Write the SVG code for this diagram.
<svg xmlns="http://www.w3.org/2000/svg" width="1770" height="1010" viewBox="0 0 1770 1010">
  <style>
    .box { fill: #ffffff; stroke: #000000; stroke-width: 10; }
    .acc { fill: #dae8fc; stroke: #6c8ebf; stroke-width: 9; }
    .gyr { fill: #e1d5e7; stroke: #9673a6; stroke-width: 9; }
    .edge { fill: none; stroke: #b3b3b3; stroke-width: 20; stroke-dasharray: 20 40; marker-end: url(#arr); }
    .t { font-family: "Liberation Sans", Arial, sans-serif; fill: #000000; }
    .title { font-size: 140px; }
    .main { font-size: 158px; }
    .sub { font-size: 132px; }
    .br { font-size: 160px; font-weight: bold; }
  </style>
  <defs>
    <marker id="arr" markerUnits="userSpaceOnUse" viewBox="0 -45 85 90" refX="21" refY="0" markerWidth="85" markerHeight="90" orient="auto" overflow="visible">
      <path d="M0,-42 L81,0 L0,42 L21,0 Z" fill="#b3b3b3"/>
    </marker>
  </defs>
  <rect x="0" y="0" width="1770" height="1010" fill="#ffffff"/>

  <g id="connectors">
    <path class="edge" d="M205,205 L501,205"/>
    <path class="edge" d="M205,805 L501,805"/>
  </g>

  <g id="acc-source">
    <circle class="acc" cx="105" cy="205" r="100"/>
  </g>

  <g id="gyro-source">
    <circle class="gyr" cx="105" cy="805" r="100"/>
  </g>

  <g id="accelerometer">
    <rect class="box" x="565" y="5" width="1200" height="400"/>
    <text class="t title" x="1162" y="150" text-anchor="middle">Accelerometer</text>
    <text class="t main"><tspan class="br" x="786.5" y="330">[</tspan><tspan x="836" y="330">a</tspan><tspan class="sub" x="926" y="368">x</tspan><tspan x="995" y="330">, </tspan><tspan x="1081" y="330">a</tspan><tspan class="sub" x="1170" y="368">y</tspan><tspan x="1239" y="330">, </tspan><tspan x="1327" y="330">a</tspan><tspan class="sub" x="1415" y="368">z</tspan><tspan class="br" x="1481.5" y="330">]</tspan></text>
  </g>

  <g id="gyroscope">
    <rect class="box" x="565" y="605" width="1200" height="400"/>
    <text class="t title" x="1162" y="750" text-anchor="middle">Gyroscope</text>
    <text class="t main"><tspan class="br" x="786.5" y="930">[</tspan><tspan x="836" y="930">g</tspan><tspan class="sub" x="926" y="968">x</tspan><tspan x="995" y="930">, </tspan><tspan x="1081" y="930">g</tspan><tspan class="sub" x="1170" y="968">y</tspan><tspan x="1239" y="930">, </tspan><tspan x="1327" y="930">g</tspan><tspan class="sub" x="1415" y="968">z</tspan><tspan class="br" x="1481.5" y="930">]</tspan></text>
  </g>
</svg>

_Requirement:_
Make an exact copy of every line in the data.

_Exercise answer:_
Write the SVG code for this diagram.
<svg xmlns="http://www.w3.org/2000/svg" width="1770" height="1010" viewBox="0 0 1770 1010">
  <style>
    .box { fill: #ffffff; stroke: #000000; stroke-width: 10; }
    .acc { fill: #dae8fc; stroke: #6c8ebf; stroke-width: 9; }
    .gyr { fill: #e1d5e7; stroke: #9673a6; stroke-width: 9; }
    .edge { fill: none; stroke: #b3b3b3; stroke-width: 20; stroke-dasharray: 20 40; marker-end: url(#arr); }
    .t { font-family: "Liberation Sans", Arial, sans-serif; fill: #000000; }
    .title { font-size: 140px; }
    .main { font-size: 158px; }
    .sub { font-size: 132px; }
    .br { font-size: 160px; font-weight: bold; }
  </style>
  <defs>
    <marker id="arr" markerUnits="userSpaceOnUse" viewBox="0 -45 85 90" refX="21" refY="0" markerWidth="85" markerHeight="90" orient="auto" overflow="visible">
      <path d="M0,-42 L81,0 L0,42 L21,0 Z" fill="#b3b3b3"/>
    </marker>
  </defs>
  <rect x="0" y="0" width="1770" height="1010" fill="#ffffff"/>

  <g id="connectors">
    <path class="edge" d="M205,205 L501,205"/>
    <path class="edge" d="M205,805 L501,805"/>
  </g>

  <g id="acc-source">
    <circle class="acc" cx="105" cy="205" r="100"/>
  </g>

  <g id="gyro-source">
    <circle class="gyr" cx="105" cy="805" r="100"/>
  </g>

  <g id="accelerometer">
    <rect class="box" x="565" y="5" width="1200" height="400"/>
    <text class="t title" x="1162" y="150" text-anchor="middle">Accelerometer</text>
    <text class="t main"><tspan class="br" x="786.5" y="330">[</tspan><tspan x="836" y="330">a</tspan><tspan class="sub" x="926" y="368">x</tspan><tspan x="995" y="330">, </tspan><tspan x="1081" y="330">a</tspan><tspan class="sub" x="1170" y="368">y</tspan><tspan x="1239" y="330">, </tspan><tspan x="1327" y="330">a</tspan><tspan class="sub" x="1415" y="368">z</tspan><tspan class="br" x="1481.5" y="330">]</tspan></text>
  </g>

  <g id="gyroscope">
    <rect class="box" x="565" y="605" width="1200" height="400"/>
    <text class="t title" x="1162" y="750" text-anchor="middle">Gyroscope</text>
    <text class="t main"><tspan class="br" x="786.5" y="930">[</tspan><tspan x="836" y="930">g</tspan><tspan class="sub" x="926" y="968">x</tspan><tspan x="995" y="930">, </tspan><tspan x="1081" y="930">g</tspan><tspan class="sub" x="1170" y="968">y</tspan><tspan x="1239" y="930">, </tspan><tspan x="1327" y="930">g</tspan><tspan class="sub" x="1415" y="968">z</tspan><tspan class="br" x="1481.5" y="930">]</tspan></text>
  </g>
</svg>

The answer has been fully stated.